Analyzing queries using DAS
After you run a query, go to the Query Details page. If there are any query recommendations on the top of the page, implement those in your query.
|Query ID||This is the Hive query ID|
|User||The user who ran the query|
|Status||The status of the query, whether it passed (success), failed, or is in progress (running)|
|Start time||The time when the query execution started|
|End time||The time when the query execution completed|
|Duration||Total time taken to execute the query|
|Tables read||Comma-separated list of Hive tables that were read while executing the query|
|Tables written||Comma-separated list of Hive tables to which the data was written while executing the query|
|Application ID||The YARN application ID, which can be used to investigate a query issue related to a YARN application|
|DAG ID||The DAG ID of the query that is run, which is also present in the application log|
|Session ID||The Tez session used through HiveServer2 (HS2) Application Master that you are working on|
|Thread ID||The thread that is used to process the request on HS2. You can correlate this query in that thread at that time running on HS2.|
|Queue||The queue that is used for the Tez job. Currently, the Capacity Scheduler is the
default scheduler. If no queues are configured, the default queue is used, which means that
100% of the cluster capacity is used to run Tez jobs.
You can use the
To get information about the cluster ID and the HS2 instance to which you are connected, click the user icon on the top right corner of the page and select About.
By default, queries from the past 30 days are displayed on the Queries page. You can narrow down queries run by a user within a specific time range by clicking the LAST 30 DAYS button on the search bar.
The Visual Explain plan must be read from right to left. This is the DAG of how the query tasks are getting executed. You can get additional details that were captured while executing the query by clicking the boxes in the Visual Explain plan.
Next, check the Timeline section. It provides a break-up of the time taken to compile and parse the query, and build, submit, and run the DAG. This helps you to analyze query wait times. You can then go to the DAG INFO section to see which map or reducer has a dependency on other vertices and is consuming more time, and in turn resources.
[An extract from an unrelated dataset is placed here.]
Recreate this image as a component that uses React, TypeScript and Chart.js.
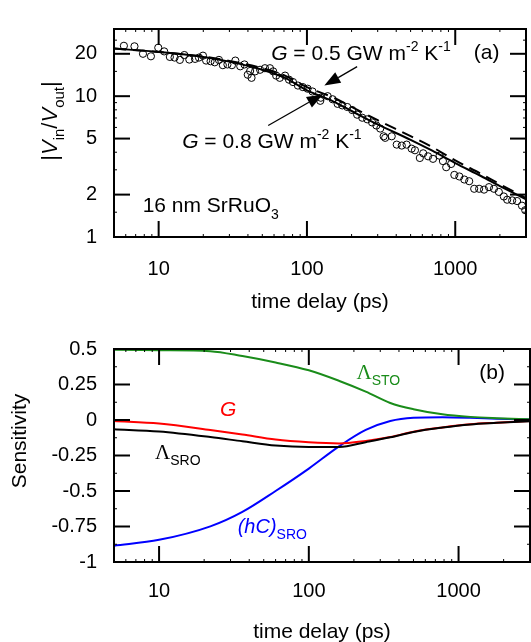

For example, in the following image, Map 1 consumes maximum time. Reducer 2 waits for an input from Map 1, and Reducer 3 depends on Reducer 2 for input:
The vertical lines connecting two vertices denote the dependency of one vertex on another. The lightly shaded part of the horizontal bar indicates that a vertex is waiting for an input from the other vertex. The darker part of the bar indicates the actual execution time for that task. The vertical lines indicate the time when the vertex initialized, the time when the vertex started, the time when the first task started, the time when the last task completed, and the time when the vertex finished its execution. When you mouseover the vertical line, the bubble displays the stage of the vertex execution and provides a timestamp.
If you fix the white space (the execution gap) on the Consolidated bar, you can optimize this query to complete faster.
You can use this information to see what part of the query resulted in how many vertices and task attempts, such as the number of keys in the GROUP BY clause, or a JOIN condition.
To view the order in which the vertices are created, go to DAG FLOW. The DAG FLOW also shows which mapper or reducer is taking a long time or is not responding in case of long-running tasks or data skew.
To view the number of mapper and reducer counters for the job, the number of records accessed by the job, the number of tasks that were spun up, number of bytes read or written to HDFS or other storage platforms, and so on, go to the DAG COUNTERS tab. The numbers on the DAG COUNTERS may indicate any cartesian products or map side joins throwing OutOfMemory (OOM) errors, and so on.
To see the filtered view of Tez settings, go to the DAG CONFIGURATION tab.
Accessing detailed logs of mapper and reducer tasks
DAS also allows you to download detailed logs of a task attempt. The log provides information about the container in which the task was running. To download the logs, click anywhere on the task attempt. On the Details pop-up, click Open log in new tab.